**Stated task:** Write out every line of the material as it stands, apart from the pictures.

═══ Material to process

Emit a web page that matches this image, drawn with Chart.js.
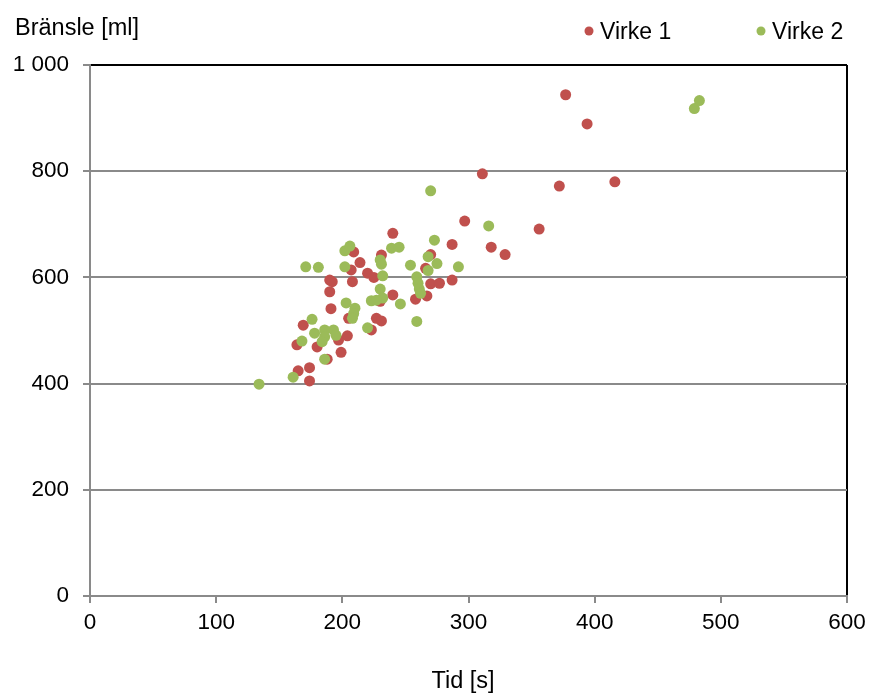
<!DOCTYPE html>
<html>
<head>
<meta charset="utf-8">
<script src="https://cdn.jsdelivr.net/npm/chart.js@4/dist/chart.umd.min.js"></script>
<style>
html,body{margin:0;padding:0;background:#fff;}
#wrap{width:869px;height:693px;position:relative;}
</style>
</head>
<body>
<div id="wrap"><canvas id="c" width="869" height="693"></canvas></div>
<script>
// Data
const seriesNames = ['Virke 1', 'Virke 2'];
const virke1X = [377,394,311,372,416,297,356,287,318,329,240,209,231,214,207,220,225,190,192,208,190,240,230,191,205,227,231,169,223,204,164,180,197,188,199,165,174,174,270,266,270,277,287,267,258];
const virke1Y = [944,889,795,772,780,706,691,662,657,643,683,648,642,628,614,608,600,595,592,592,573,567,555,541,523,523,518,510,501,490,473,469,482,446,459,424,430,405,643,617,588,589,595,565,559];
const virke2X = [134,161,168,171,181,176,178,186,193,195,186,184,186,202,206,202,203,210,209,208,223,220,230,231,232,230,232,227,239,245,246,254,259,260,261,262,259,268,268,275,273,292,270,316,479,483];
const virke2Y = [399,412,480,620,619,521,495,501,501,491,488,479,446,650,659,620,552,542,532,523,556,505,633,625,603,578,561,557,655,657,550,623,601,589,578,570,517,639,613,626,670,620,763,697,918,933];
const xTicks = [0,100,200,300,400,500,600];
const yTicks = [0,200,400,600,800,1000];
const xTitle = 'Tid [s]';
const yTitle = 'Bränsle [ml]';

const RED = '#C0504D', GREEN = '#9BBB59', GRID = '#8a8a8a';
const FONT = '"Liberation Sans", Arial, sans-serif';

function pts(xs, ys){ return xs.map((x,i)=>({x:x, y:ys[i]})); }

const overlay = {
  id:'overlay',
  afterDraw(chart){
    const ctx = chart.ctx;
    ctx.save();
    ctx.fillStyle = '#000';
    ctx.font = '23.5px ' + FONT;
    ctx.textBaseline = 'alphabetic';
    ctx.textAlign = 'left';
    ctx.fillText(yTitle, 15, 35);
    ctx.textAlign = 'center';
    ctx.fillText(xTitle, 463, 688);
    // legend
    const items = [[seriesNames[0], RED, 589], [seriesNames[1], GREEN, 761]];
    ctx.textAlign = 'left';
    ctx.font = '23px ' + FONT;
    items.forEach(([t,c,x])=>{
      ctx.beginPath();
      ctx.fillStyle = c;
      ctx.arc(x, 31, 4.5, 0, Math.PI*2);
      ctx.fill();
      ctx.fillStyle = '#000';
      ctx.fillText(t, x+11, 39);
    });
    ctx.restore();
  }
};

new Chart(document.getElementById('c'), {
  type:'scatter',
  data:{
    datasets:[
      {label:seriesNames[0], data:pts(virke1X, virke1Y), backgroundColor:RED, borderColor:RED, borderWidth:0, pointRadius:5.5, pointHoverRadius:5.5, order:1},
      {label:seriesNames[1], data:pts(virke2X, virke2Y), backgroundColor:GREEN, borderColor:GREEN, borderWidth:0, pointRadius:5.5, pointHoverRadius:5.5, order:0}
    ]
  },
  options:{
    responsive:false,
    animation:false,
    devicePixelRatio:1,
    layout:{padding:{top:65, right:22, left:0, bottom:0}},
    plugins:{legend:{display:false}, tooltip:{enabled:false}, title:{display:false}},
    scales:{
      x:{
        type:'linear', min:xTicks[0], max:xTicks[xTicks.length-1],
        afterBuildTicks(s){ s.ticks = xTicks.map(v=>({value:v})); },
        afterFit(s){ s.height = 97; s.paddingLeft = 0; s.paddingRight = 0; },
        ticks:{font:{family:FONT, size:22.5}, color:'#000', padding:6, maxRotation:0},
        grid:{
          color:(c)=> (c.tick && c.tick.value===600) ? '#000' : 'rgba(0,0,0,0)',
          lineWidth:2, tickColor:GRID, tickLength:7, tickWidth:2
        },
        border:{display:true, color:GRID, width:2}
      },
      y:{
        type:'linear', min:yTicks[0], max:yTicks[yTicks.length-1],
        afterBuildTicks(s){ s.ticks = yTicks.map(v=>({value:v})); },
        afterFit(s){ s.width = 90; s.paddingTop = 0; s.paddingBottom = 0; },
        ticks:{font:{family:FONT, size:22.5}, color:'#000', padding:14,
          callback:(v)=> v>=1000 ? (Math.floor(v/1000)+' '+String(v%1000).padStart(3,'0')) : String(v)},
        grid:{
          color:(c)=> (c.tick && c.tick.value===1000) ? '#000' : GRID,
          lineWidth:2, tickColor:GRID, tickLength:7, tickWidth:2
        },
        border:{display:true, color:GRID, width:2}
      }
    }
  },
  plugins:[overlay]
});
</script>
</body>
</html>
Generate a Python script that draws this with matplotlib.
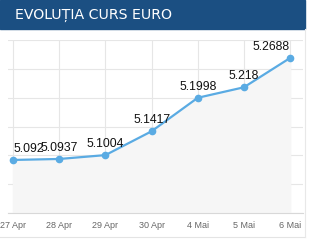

══════

**Response for this exercise:**
Emit a web page that matches this image, drawn with Chart.js.
<!DOCTYPE html>
<html>
<head>
<meta charset="utf-8">
<script src="https://cdn.jsdelivr.net/npm/chart.js@4/dist/chart.umd.min.js"></script>
<style>
html,body{margin:0;padding:0;background:#fff;}
#wrap{width:869px;height:693px;position:relative;}
</style>
</head>
<body>
<div id="wrap"><canvas id="c" width="869" height="693"></canvas></div>
<script>
// Data
const seriesNames = ['Virke 1', 'Virke 2'];
const virke1X = [377,394,311,372,416,297,356,287,318,329,240,209,231,214,207,220,225,190,192,208,190,240,230,191,205,227,231,169,223,204,164,180,197,188,199,165,174,174,270,266,270,277,287,267,258];
const virke1Y = [944,889,795,772,780,706,691,662,657,643,683,648,642,628,614,608,600,595,592,592,573,567,555,541,523,523,518,510,501,490,473,469,482,446,459,424,430,405,643,617,588,589,595,565,559];
const virke2X = [134,161,168,171,181,176,178,186,193,195,186,184,186,202,206,202,203,210,209,208,223,220,230,231,232,230,232,227,239,245,246,254,259,260,261,262,259,268,268,275,273,292,270,316,479,483];
const virke2Y = [399,412,480,620,619,521,495,501,501,491,488,479,446,650,659,620,552,542,532,523,556,505,633,625,603,578,561,557,655,657,550,623,601,589,578,570,517,639,613,626,670,620,763,697,918,933];
const xTicks = [0,100,200,300,400,500,600];
const yTicks = [0,200,400,600,800,1000];
const xTitle = 'Tid [s]';
const yTitle = 'Bränsle [ml]';

const RED = '#C0504D', GREEN = '#9BBB59', GRID = '#8a8a8a';
const FONT = '"Liberation Sans", Arial, sans-serif';

function pts(xs, ys){ return xs.map((x,i)=>({x:x, y:ys[i]})); }

const overlay = {
  id:'overlay',
  afterDraw(chart){
    const ctx = chart.ctx;
    ctx.save();
    ctx.fillStyle = '#000';
    ctx.font = '23.5px ' + FONT;
    ctx.textBaseline = 'alphabetic';
    ctx.textAlign = 'left';
    ctx.fillText(yTitle, 15, 35);
    ctx.textAlign = 'center';
    ctx.fillText(xTitle, 463, 688);
    // legend
    const items = [[seriesNames[0], RED, 589], [seriesNames[1], GREEN, 761]];
    ctx.textAlign = 'left';
    ctx.font = '23px ' + FONT;
    items.forEach(([t,c,x])=>{
      ctx.beginPath();
      ctx.fillStyle = c;
      ctx.arc(x, 31, 4.5, 0, Math.PI*2);
      ctx.fill();
      ctx.fillStyle = '#000';
      ctx.fillText(t, x+11, 39);
    });
    ctx.restore();
  }
};

new Chart(document.getElementById('c'), {
  type:'scatter',
  data:{
    datasets:[
      {label:seriesNames[0], data:pts(virke1X, virke1Y), backgroundColor:RED, borderColor:RED, borderWidth:0, pointRadius:5.5, pointHoverRadius:5.5, order:1},
      {label:seriesNames[1], data:pts(virke2X, virke2Y), backgroundColor:GREEN, borderColor:GREEN, borderWidth:0, pointRadius:5.5, pointHoverRadius:5.5, order:0}
    ]
  },
  options:{
    responsive:false,
    animation:false,
    devicePixelRatio:1,
    layout:{padding:{top:65, right:22, left:0, bottom:0}},
    plugins:{legend:{display:false}, tooltip:{enabled:false}, title:{display:false}},
    scales:{
      x:{
        type:'linear', min:xTicks[0], max:xTicks[xTicks.length-1],
        afterBuildTicks(s){ s.ticks = xTicks.map(v=>({value:v})); },
        afterFit(s){ s.height = 97; s.paddingLeft = 0; s.paddingRight = 0; },
        ticks:{font:{family:FONT, size:22.5}, color:'#000', padding:6, maxRotation:0},
        grid:{
          color:(c)=> (c.tick && c.tick.value===600) ? '#000' : 'rgba(0,0,0,0)',
          lineWidth:2, tickColor:GRID, tickLength:7, tickWidth:2
        },
        border:{display:true, color:GRID, width:2}
      },
      y:{
        type:'linear', min:yTicks[0], max:yTicks[yTicks.length-1],
        afterBuildTicks(s){ s.ticks = yTicks.map(v=>({value:v})); },
        afterFit(s){ s.width = 90; s.paddingTop = 0; s.paddingBottom = 0; },
        ticks:{font:{family:FONT, size:22.5}, color:'#000', padding:14,
          callback:(v)=> v>=1000 ? (Math.floor(v/1000)+' '+String(v%1000).padStart(3,'0')) : String(v)},
        grid:{
          color:(c)=> (c.tick && c.tick.value===1000) ? '#000' : GRID,
          lineWidth:2, tickColor:GRID, tickLength:7, tickWidth:2
        },
        border:{display:true, color:GRID, width:2}
      }
    }
  },
  plugins:[overlay]
});
</script>
</body>
</html>
Generate a Python script that draws this with matplotlib.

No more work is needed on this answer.